Available data:
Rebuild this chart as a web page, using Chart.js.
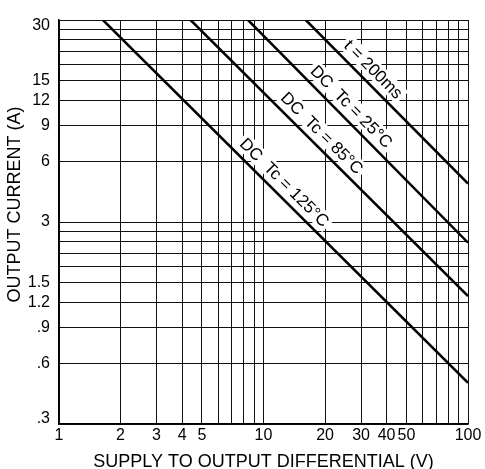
<!DOCTYPE html>
<html>
<head>
<meta charset="utf-8">
<script src="https://cdn.jsdelivr.net/npm/chart.js@4.4.0/dist/chart.umd.min.js"></script>
<style>
html, body { margin: 0; padding: 0; background: #fff; }
</style>
</head>
<body>
<canvas id="soa" width="485" height="469"></canvas>
<script>
// grid lines and tick labels
const xGrid = [1, 2, 3, 4, 5, 6, 7, 8, 9, 10, 20, 30, 40, 50, 60, 70, 80, 90, 100];
const xLabels = ['1', '2', '3', '4', '5', '', '', '', '', '10', '20', '30', '40', '50', '', '', '', '', '100'];
const yGrid = [0.3, 0.6, 0.9, 1.2, 1.5, 1.8, 2.1, 2.4, 2.7, 3, 6, 9, 12, 15, 18, 21, 24, 27, 30];
const yLabels = ['.3', '.6', '.9', '1.2', '1.5', '', '', '', '', '3', '6', '9', '12', '15', '', '', '', '', '30'];

// curves: end points as [V, A]
const curveNames = ['t = 200ms', 'DC  Tc = 25°C', 'DC  Tc = 85°C', 'DC  Tc = 125°C'];
const pulse200ms = [[16.1, 30], [100, 4.65]];
const dcTc25 = [[8.4, 30], [100, 2.37]];
const dcTc85 = [[4.4, 30], [100, 1.29]];
const dcTc125 = [[1.64, 30], [100, 0.48]];

const FONT = '"Liberation Sans", Arial, Helvetica, sans-serif';

// where the curve labels sit: voltage along the curve + distance off the line (px)
const labelSpots = [
    { v: 31.0, off: 13.4 },
    { v: 24.3, off: 12.9 },
    { v: 17.5, off: 12.7 },
    { v: 11.45, off: 12.9 }
];

const curveLabels = {
    id: 'curveLabels',
    beforeDatasetsDraw(chart) {
        const ctx = chart.ctx;
        const xs = chart.scales.x, ys = chart.scales.y;
        ctx.save();
        ctx.font = '17px ' + FONT;
        ctx.textAlign = 'center';
        ctx.textBaseline = 'middle';
        chart.data.datasets.forEach((ds, i) => {
            const p0 = ds.data[0], p1 = ds.data[ds.data.length - 1];
            const spot = labelSpots[i];
            const t = Math.log(spot.v / p0.x) / Math.log(p1.x / p0.x);
            const a = Math.exp(Math.log(p0.y) + t * Math.log(p1.y / p0.y));
            const px = xs.getPixelForValue(spot.v), py = ys.getPixelForValue(a);
            const ang = Math.atan2(ys.getPixelForValue(p1.y) - ys.getPixelForValue(p0.y),
                                   xs.getPixelForValue(p1.x) - xs.getPixelForValue(p0.x));
            const cx = px + Math.sin(ang) * spot.off, cy = py - Math.cos(ang) * spot.off;
            const w = ctx.measureText(ds.label).width + 6, h = 18;
            ctx.save();
            ctx.translate(cx, cy);
            ctx.rotate(ang);
            ctx.fillStyle = '#fff';
            ctx.fillRect(-w / 2, -h / 2, w, h);
            ctx.fillStyle = '#000';
            ctx.fillText(ds.label, 0, 1);
            ctx.restore();
        });
        ctx.restore();
    }
};

function toPoints(arr) {
    return arr.map(p => ({ x: p[0], y: p[1] }));
}

const curves = [pulse200ms, dcTc25, dcTc85, dcTc125];

const config = {
    type: 'line',
    data: {
        datasets: curves.map((c, i) => ({
            label: curveNames[i],
            data: toPoints(c),
            borderColor: '#000',
            borderWidth: 2.5,
            pointRadius: 0,
            fill: false,
            tension: 0
        }))
    },
    options: {
        responsive: false,
        animation: false,
        devicePixelRatio: 1,
        layout: { padding: { top: 14, right: 17, left: 0, bottom: 0 } },
        plugins: { legend: { display: false }, tooltip: { enabled: false } },
        scales: {
            x: {
                type: 'logarithmic',
                min: 1, max: 100,
                afterBuildTicks: (scale) => { scale.ticks = xGrid.map(v => ({ value: v })); },
                afterFit: (scale) => { scale.height = 45; },
                grid: { color: '#111', lineWidth: 1, drawTicks: false },
                border: { display: true, color: '#000', width: 1.5 },
                ticks: {
                    autoSkip: false, maxRotation: 0, padding: 2, color: '#000',
                    font: { family: FONT, size: 16 },
                    callback: (v, i) => xLabels[i]
                },
                title: {
                    display: true, text: 'SUPPLY TO OUTPUT DIFFERENTIAL (V)', color: '#000',
                    font: { family: FONT, size: 18, lineHeight: 1 },
                    padding: { top: 0, bottom: -2 }
                }
            },
            y: {
                type: 'logarithmic',
                min: 0.3, max: 30,
                afterBuildTicks: (scale) => { scale.ticks = yGrid.map(v => ({ value: v })); },
                afterFit: (scale) => { scale.width = 59; },
                grid: { color: '#111', lineWidth: 1, drawTicks: false },
                border: { display: true, color: '#000', width: 1.5 },
                ticks: {
                    autoSkip: false, padding: 9, color: '#000',
                    font: { family: FONT, size: 16, lineHeight: '11px' },
                    // end labels are nudged inside the frame, as on the original
                    callback: (v, i) => {
                        if (i === 0) return [yLabels[i], ''];
                        if (i === yGrid.length - 1) return ['', yLabels[i]];
                        return yLabels[i];
                    }
                },
                title: {
                    display: true, text: '       OUTPUT CURRENT (A)', color: '#000',
                    font: { family: FONT, size: 18, lineHeight: 1 },
                    padding: { top: 6, bottom: 0 }
                }
            }
        }
    },
    plugins: [curveLabels]
};

new Chart(document.getElementById('soa').getContext('2d'), config);
</script>
</body>
</html>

The exercise: From the first line of the listing above, repeat every line through the one holding "Arial, Helvetica, sans-serif';". Both ends count, and pictures stay out.

Solution:
Rebuild this chart as a web page, using Chart.js.
<!DOCTYPE html>
<html>
<head>
<meta charset="utf-8">
<script src="https://cdn.jsdelivr.net/npm/chart.js@4.4.0/dist/chart.umd.min.js"></script>
<style>
html, body { margin: 0; padding: 0; background: #fff; }
</style>
</head>
<body>
<canvas id="soa" width="485" height="469"></canvas>
<script>
// grid lines and tick labels
const xGrid = [1, 2, 3, 4, 5, 6, 7, 8, 9, 10, 20, 30, 40, 50, 60, 70, 80, 90, 100];
const xLabels = ['1', '2', '3', '4', '5', '', '', '', '', '10', '20', '30', '40', '50', '', '', '', '', '100'];
const yGrid = [0.3, 0.6, 0.9, 1.2, 1.5, 1.8, 2.1, 2.4, 2.7, 3, 6, 9, 12, 15, 18, 21, 24, 27, 30];
const yLabels = ['.3', '.6', '.9', '1.2', '1.5', '', '', '', '', '3', '6', '9', '12', '15', '', '', '', '', '30'];

// curves: end points as [V, A]
const curveNames = ['t = 200ms', 'DC  Tc = 25°C', 'DC  Tc = 85°C', 'DC  Tc = 125°C'];
const pulse200ms = [[16.1, 30], [100, 4.65]];
const dcTc25 = [[8.4, 30], [100, 2.37]];
const dcTc85 = [[4.4, 30], [100, 1.29]];
const dcTc125 = [[1.64, 30], [100, 0.48]];

const FONT = '"Liberation Sans", Arial, Helvetica, sans-serif';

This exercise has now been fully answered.